6. Video Person-to-Person Try-On

PEMF-VTO (Chang et al., 2024) extends p2p-VTON to video, proposing a mask-free, point-enhanced architecture that introduces sparse point-based correspondences to guide spatial and temporal attention during diffusion. This approach preserves garment integrity, eliminates “flicker” across frames, and enables explicit user or algorithmic control via keypoint supervision, delivering a leap in both frame quality and temporal coherence compared to prior mask-based pipelines.

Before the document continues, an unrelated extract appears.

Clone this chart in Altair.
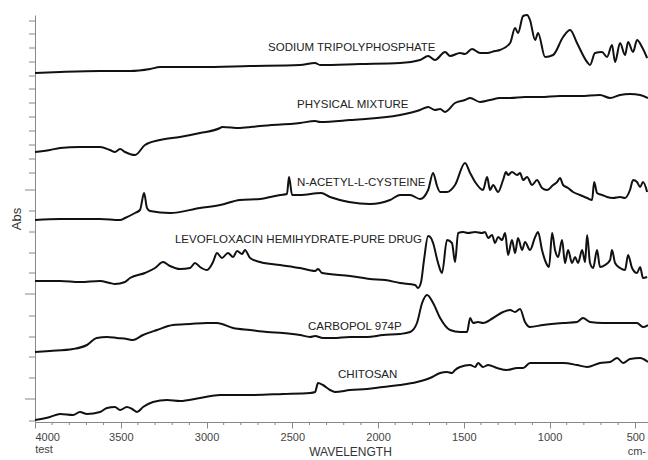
import altair as alt
import pandas as pd

# ---- data (wavenumber cm-1, stacked absorbance, arbitrary units) ----
stpp_wn = [4000, 3854, 3621, 3446, 3329, 3271, 3038, 2746, 2455, 2367, 2338, 2105, 1872, 1755, 1708, 1668,
           1609, 1580, 1522, 1493, 1452, 1405, 1364, 1318, 1289, 1230, 1201, 1184, 1154, 1131, 1114, 1084,
           1067, 1026, 979, 921, 880, 840, 781, 764, 735, 694, 665, 636, 618, 589, 560, 542, 513, 490, 461, 431]
stpp_abs = [3.49, 3.50, 3.51, 3.51, 3.53, 3.55, 3.55, 3.56, 3.57, 3.59, 3.57, 3.58, 3.59, 3.62, 3.66, 3.62,
            3.70, 3.66, 3.69, 3.68, 3.73, 3.69, 3.69, 3.71, 3.72, 3.79, 3.94, 3.89, 4.06, 4.07, 4.02, 3.82,
            3.89, 3.65, 3.67, 3.85, 3.92, 3.79, 3.60, 3.57, 3.69, 3.70, 3.65, 3.77, 3.60, 3.79, 3.67, 3.80,
            3.70, 3.82, 3.75, 3.64]

pm_wn = [4000, 3913, 3854, 3738, 3621, 3563, 3534, 3504, 3475, 3417, 3359, 3271, 3155, 3038, 2921, 2910,
         2805, 2688, 2455, 2367, 2338, 2163, 1872, 1755, 1708, 1668, 1638, 1609, 1551, 1493, 1463, 1405,
         1347, 1289, 1230, 1143, 1055, 939, 822, 706, 647, 589, 531, 472, 426]
pm_abs = [2.70, 2.72, 2.74, 2.75, 2.75, 2.72, 2.70, 2.73, 2.70, 2.67, 2.77, 2.82, 2.85, 2.89, 2.94, 2.95,
          2.94, 2.96, 2.99, 3.01, 3.00, 3.02, 3.07, 3.12, 3.15, 3.12, 3.13, 3.10, 3.19, 3.22, 3.24, 3.20,
          3.22, 3.24, 3.24, 3.25, 3.25, 3.26, 3.26, 3.27, 3.24, 3.27, 3.28, 3.27, 3.24]

nac_wn = [4000, 3854, 3621, 3504, 3475, 3417, 3388, 3364, 3347, 3329, 3213, 3038, 2921, 2805, 2688, 2571,
          2531, 2519, 2501, 2455, 2332, 2280, 2047, 1930, 1872, 1813, 1755, 1708, 1679, 1656, 1638, 1598,
          1551, 1493, 1463, 1434, 1388, 1364, 1347, 1329, 1300, 1271, 1254, 1242, 1219, 1189, 1172, 1154,
          1131, 1102, 1073, 1044, 1015, 979, 956, 939, 921, 892, 863, 822, 781, 752, 740, 723, 694, 665,
          630, 589, 560, 531, 513, 490, 472, 455, 431]
nac_abs = [2.02, 2.03, 2.03, 2.02, 2.04, 2.09, 2.12, 2.29, 2.14, 2.11, 2.09, 2.14, 2.17, 2.22, 2.23, 2.27,
           2.28, 2.45, 2.27, 2.27, 2.29, 2.25, 2.18, 2.22, 2.27, 2.27, 2.23, 2.32, 2.49, 2.36, 2.30, 2.30,
           2.37, 2.59, 2.49, 2.40, 2.32, 2.45, 2.32, 2.37, 2.30, 2.42, 2.50, 2.47, 2.50, 2.47, 2.49, 2.42,
           2.45, 2.37, 2.42, 2.34, 2.32, 2.37, 2.40, 2.44, 2.37, 2.34, 2.30, 2.27, 2.24, 2.22, 2.40, 2.29,
           2.27, 2.25, 2.24, 2.25, 2.24, 2.32, 2.42, 2.40, 2.35, 2.40, 2.30]

levo_wn = [4000, 3854, 3738, 3621, 3563, 3534, 3475, 3446, 3359, 3300, 3254, 3213, 3155, 3096, 3067, 3038,
           2997, 2962, 2939, 2910, 2875, 2845, 2822, 2793, 2776, 2746, 2688, 2571, 2455, 2367, 2350, 2326,
           2163, 2047, 1959, 1872, 1784, 1767, 1749, 1732, 1708, 1691, 1679, 1650, 1627, 1598, 1569, 1551,
           1533, 1504, 1475, 1434, 1394, 1376, 1358, 1335, 1318, 1300, 1277, 1259, 1242, 1219, 1201, 1184,
           1160, 1143, 1114, 1084, 1067, 1044, 1020, 1003, 985, 968, 950, 927, 910, 892, 869, 851, 834, 810,
           793, 781, 764, 746, 723, 706, 676, 647, 636, 618, 589, 560, 542, 519, 490, 472, 455, 431]
levo_abs = [1.41, 1.41, 1.40, 1.41, 1.39, 1.38, 1.40, 1.44, 1.49, 1.54, 1.60, 1.56, 1.53, 1.54, 1.59, 1.55,
            1.52, 1.60, 1.69, 1.64, 1.69, 1.65, 1.71, 1.68, 1.72, 1.64, 1.60, 1.57, 1.54, 1.51, 1.53, 1.49,
            1.46, 1.43, 1.42, 1.39, 1.37, 1.34, 1.40, 1.62, 1.86, 1.84, 1.79, 1.59, 1.49, 1.82, 1.79, 1.60,
            1.89, 1.90, 1.89, 1.90, 1.89, 1.90, 1.84, 1.87, 1.79, 1.85, 1.82, 1.89, 1.67, 1.82, 1.69, 1.84,
            1.72, 1.80, 1.72, 1.85, 1.90, 1.72, 1.59, 1.55, 1.89, 1.72, 1.65, 1.82, 1.59, 1.72, 1.59, 1.65,
            1.59, 1.72, 1.60, 1.87, 1.59, 1.54, 1.72, 1.55, 1.57, 1.62, 1.72, 1.59, 1.54, 1.52, 1.67, 1.54,
            1.49, 1.55, 1.44, 1.45]

carb_wn = [4000, 3913, 3778, 3697, 3640, 3580, 3522, 3464, 3429, 3370, 3289, 3195, 3096, 2997, 2939, 2845,
           2746, 2647, 2554, 2455, 2396, 2367, 2321, 2262, 2163, 2064, 1971, 1872, 1813, 1773, 1743, 1714,
           1679, 1638, 1580, 1522, 1481, 1463, 1446, 1417, 1388, 1329, 1271, 1230, 1201, 1172, 1143, 1114,
           1038, 921, 840, 805, 764, 688, 589, 490, 455, 426]
carb_abs = [0.70, 0.71, 0.73, 0.77, 0.84, 0.85, 0.84, 0.83, 0.82, 0.87, 0.92, 0.97, 0.98, 0.99, 0.99, 0.94,
            0.92, 0.90, 0.89, 0.87, 0.85, 0.86, 0.84, 0.84, 0.85, 0.85, 0.87, 0.88, 0.90, 0.99, 1.19, 1.27,
            1.19, 1.04, 0.92, 0.90, 0.90, 1.04, 0.99, 1.00, 0.99, 1.04, 1.10, 1.12, 1.10, 1.13, 1.00, 0.95,
            0.97, 0.99, 1.00, 1.04, 1.00, 0.99, 0.99, 0.99, 0.95, 0.97]

chit_wn = [4000, 3913, 3854, 3778, 3738, 3697, 3621, 3580, 3534, 3504, 3464, 3434, 3405, 3370, 3312, 3230,
           3155, 3038, 2921, 2746, 2554, 2396, 2367, 2350, 2321, 2280, 2251, 2163, 2064, 1971, 1872, 1773,
           1697, 1638, 1598, 1569, 1551, 1522, 1463, 1434, 1417, 1388, 1358, 1306, 1248, 1189, 1154, 1114,
           1055, 979, 921, 840, 781, 706, 647, 606, 571, 531, 472, 426]
chit_abs = [0.02, 0.05, 0.08, 0.07, 0.10, 0.08, 0.10, 0.14, 0.15, 0.12, 0.15, 0.13, 0.10, 0.15, 0.20, 0.22,
            0.21, 0.24, 0.27, 0.27, 0.28, 0.29, 0.30, 0.39, 0.37, 0.32, 0.30, 0.32, 0.33, 0.35, 0.37, 0.40,
            0.44, 0.49, 0.50, 0.49, 0.52, 0.55, 0.57, 0.55, 0.59, 0.55, 0.57, 0.54, 0.52, 0.54, 0.54, 0.59,
            0.59, 0.59, 0.59, 0.57, 0.55, 0.59, 0.60, 0.64, 0.59, 0.63, 0.64, 0.60]

label_text = ["SODIUM TRIPOLYPHOSPHATE", "PHYSICAL MIXTURE", "N-ACETYL-L-CYSTEINE",
              "LEVOFLOXACIN HEMIHYDRATE-PURE DRUG", "CARBOPOL 974P", "CHITOSAN"]
label_wn = [2641, 2472, 2472, 3184, 2408, 2233]
label_abs = [3.74, 3.17, 2.39, 1.82, 0.95, 0.47]

x_major = [4000, 3500, 3000, 2500, 2000, 1500, 1000, 500]
x_minor = [v for v in range(500, 4001, 100) if v % 500 != 0]
y_ticks_minor = [4.01, 3.88, 3.74, 3.60, 3.46, 3.33, 3.19, 3.05, 2.91, 2.77, 2.63, 2.49, 2.11,
                 1.90, 1.69, 1.49, 1.06, 0.85, 0.65, 0.44, 0.01]
y_ticks_major = [2.32, 1.28, 0.23]

# ---- build tables ----
rows = []
for name, wn, ab in [("stpp", stpp_wn, stpp_abs), ("pm", pm_wn, pm_abs), ("nac", nac_wn, nac_abs),
                     ("levo", levo_wn, levo_abs), ("carb", carb_wn, carb_abs), ("chit", chit_wn, chit_abs)]:
    for w, a in zip(wn, ab):
        rows.append({"compound": name, "wn": w, "abs": a})
df = pd.DataFrame(rows)
lab_df = pd.DataFrame({"label": label_text, "wn": label_wn, "abs": label_abs})
minor_df = pd.DataFrame({"wn": x_minor})
ymin_df = pd.DataFrame({"abs": y_ticks_minor})
ymaj_df = pd.DataFrame({"abs": y_ticks_major})

xscale = alt.Scale(domain=[426, 4000], reverse=True, nice=False, zero=False)
yscale = alt.Scale(domain=[0, 4.07], nice=False, zero=False)
AX = "#888888"

lines = alt.Chart(df).mark_line(color="#111111", strokeWidth=2, clip=False,
                                interpolate="monotone").encode(
    x=alt.X("wn:Q", scale=xscale,
            axis=alt.Axis(values=x_major, format="d", title="WAVELENGTH", grid=False,
                          tickSize=6, labelFontSize=11, labelColor="#444444", labelFont="Liberation Sans",
                          labelPadding=3, domainColor=AX, tickColor=AX,
                          titleFont="Liberation Sans", titleFontSize=12, titleFontWeight="normal",
                          titleColor="#333333", titleX=315, titleY=24)),
    y=alt.Y("abs:Q", scale=yscale,
            axis=alt.Axis(labels=False, ticks=False, grid=False, title="Abs",
                          titleFont="Liberation Sans", titleFontSize=13, titleFontWeight="normal",
                          titleColor="#333333", titlePadding=12, domainColor=AX)),
    detail="compound:N",
)

labels = alt.Chart(lab_df).mark_text(align="left", baseline="middle", font="Liberation Sans",
                                     fontSize=11.5, color="#222222").encode(
    x=alt.X("wn:Q", scale=xscale), y=alt.Y("abs:Q", scale=yscale), text="label:N")

xminor = alt.Chart(minor_df).mark_rule(color=AX, strokeWidth=1).encode(
    x=alt.X("wn:Q", scale=xscale), y=alt.value(407), y2=alt.value(410))

yminor = alt.Chart(ymin_df).mark_rule(color=AX, strokeWidth=1).encode(
    y=alt.Y("abs:Q", scale=yscale), x=alt.value(-6), x2=alt.value(0))

ymajor = alt.Chart(ymaj_df).mark_rule(color=AX, strokeWidth=1).encode(
    y=alt.Y("abs:Q", scale=yscale), x=alt.value(-10), x2=alt.value(0))

test_txt = alt.Chart(pd.DataFrame({"t": ["test"]})).mark_text(
    align="center", baseline="middle", font="Liberation Sans", fontSize=11, color="#444444").encode(
    x=alt.value(9), y=alt.value(435), text="t:N")

cm_txt = alt.Chart(pd.DataFrame({"t": ["cm-"]})).mark_text(
    align="right", baseline="middle", font="Liberation Sans", fontSize=11, color="#444444").encode(
    x=alt.value(611), y=alt.value(437), text="t:N")

chart = alt.layer(lines, xminor, yminor, ymajor, labels, test_txt, cm_txt).properties(
    width=613, height=407,
    padding={"left": 35, "top": 15, "right": 0, "bottom": 38},
    autosize=alt.AutoSizeParams(type="none"),
    background="white",
).configure_view(stroke=None)

chart.save("out.html", embed_options={"renderer": "svg", "actions": False})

7. Limitations, Open Challenges, and Future Directions

Despite significant advances, p2p-VTON still faces the following limitations:

Extreme Pose/Garment Deformations: Robustness to foreshortening, self-occlusion, or loose garments remains challenging, especially in highly articulated or atypical scenarios (Sun et al., 2024, Guo et al., 27 Jan 2025).
Resolution and Real-Time Constraints: While SDXL and recent diffusion models support up to 1920×1080, inference remains costly; work on lightweight samplers (e.g., DiT-based, knowledge distillation) is underway (Guo et al., 27 Jan 2025).
Unpaired and Multi-Modal Data: Progress is constrained by available training data—expanding large-scale unpaired, multi-outfit/person datasets with fine-annotated semantics and multi-view coverage is a pressing priority (Yang et al., 2024, Wang et al., 21 Jul 2025).
Layered and Multi-Garment Editing: Full support for multi-layered outfits, accessories, and interactive editing (by user prompt or point) is only nascent (Any2AnyTryon, TryOffDiff) (Velioglu et al., 17 Apr 2025, Guo et al., 27 Jan 2025).
3D and Multi-View Consistency: Most methods remain 2D and single-view; integration of mesh guidance, SMPL tracking, or 3D-aware features is expected to improve both visual fidelity and generalizability (Sun et al., 2024, Chang et al., 2024).

Further research is focusing on mask-free, user-controllable interaction, higher-order garment/scene reasoning, and end-to-end unified architectures capable of efficient, robust, and identity-faithful p2p virtual try-on under arbitrary conditions.